Could the lines from the start of the data through the line with "from matplotlib.ticker import" be set down exactly, with no pictures among them?

begin

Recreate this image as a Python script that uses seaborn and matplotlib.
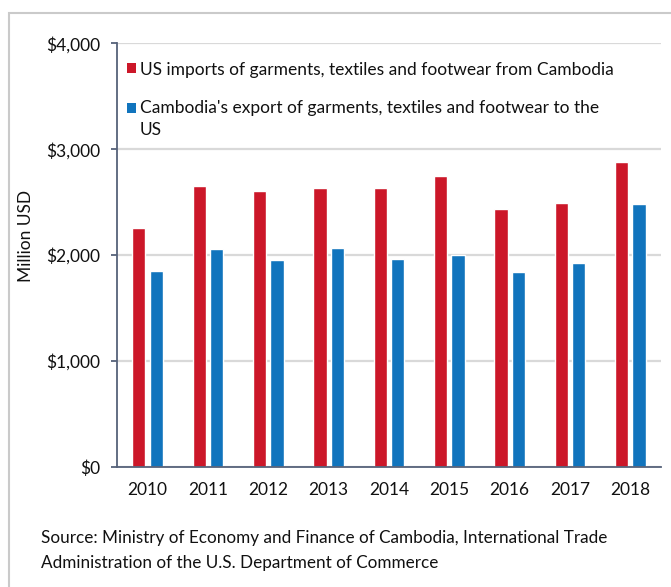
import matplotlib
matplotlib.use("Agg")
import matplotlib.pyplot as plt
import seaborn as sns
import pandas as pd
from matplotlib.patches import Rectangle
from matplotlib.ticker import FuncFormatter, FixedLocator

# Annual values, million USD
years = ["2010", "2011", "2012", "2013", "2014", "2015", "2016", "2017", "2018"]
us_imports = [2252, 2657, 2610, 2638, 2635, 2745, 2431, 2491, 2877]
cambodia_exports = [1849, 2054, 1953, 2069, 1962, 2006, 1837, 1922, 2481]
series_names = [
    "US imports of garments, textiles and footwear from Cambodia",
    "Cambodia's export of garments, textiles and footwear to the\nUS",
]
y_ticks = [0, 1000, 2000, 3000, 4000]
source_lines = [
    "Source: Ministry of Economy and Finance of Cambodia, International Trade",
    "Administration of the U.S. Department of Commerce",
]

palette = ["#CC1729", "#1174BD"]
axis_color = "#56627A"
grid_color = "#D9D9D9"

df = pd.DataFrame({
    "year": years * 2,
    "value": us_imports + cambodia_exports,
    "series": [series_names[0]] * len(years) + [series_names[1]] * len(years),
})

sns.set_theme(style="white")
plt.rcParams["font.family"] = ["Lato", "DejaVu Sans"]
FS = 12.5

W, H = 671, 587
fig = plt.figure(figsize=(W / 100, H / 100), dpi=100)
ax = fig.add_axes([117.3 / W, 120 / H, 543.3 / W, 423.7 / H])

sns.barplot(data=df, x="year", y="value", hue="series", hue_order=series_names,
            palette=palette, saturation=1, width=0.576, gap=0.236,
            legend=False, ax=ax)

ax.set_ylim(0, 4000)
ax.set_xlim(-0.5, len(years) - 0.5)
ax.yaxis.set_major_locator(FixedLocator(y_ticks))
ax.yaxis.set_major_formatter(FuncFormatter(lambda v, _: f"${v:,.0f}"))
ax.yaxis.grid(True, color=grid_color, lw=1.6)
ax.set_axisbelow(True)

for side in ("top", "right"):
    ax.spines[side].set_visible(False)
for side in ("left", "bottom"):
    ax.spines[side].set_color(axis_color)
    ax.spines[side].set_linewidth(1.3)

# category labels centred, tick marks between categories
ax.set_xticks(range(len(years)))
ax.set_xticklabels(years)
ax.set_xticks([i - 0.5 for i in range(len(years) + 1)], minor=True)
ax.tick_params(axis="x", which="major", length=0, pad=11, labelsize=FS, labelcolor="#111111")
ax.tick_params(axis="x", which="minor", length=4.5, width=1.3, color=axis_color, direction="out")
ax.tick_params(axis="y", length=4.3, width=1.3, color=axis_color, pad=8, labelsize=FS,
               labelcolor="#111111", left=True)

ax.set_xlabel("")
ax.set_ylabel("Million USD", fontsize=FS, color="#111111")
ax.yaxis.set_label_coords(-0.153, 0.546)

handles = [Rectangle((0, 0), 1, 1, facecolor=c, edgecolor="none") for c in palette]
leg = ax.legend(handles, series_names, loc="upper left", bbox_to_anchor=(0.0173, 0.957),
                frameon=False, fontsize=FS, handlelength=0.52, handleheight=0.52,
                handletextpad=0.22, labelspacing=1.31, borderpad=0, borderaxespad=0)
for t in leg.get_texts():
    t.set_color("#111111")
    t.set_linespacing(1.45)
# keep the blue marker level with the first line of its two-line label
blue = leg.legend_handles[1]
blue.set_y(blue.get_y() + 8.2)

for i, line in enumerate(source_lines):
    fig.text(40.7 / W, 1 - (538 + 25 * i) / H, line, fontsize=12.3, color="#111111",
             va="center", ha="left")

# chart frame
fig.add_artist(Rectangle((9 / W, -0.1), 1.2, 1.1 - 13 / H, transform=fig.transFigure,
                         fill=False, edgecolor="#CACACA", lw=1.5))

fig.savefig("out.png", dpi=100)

end

• _TASK ANSWER_:
Recreate this image as a Python script that uses seaborn and matplotlib.
import matplotlib
matplotlib.use("Agg")
import matplotlib.pyplot as plt
import seaborn as sns
import pandas as pd
from matplotlib.patches import Rectangle
from matplotlib.ticker import FuncFormatter, FixedLocator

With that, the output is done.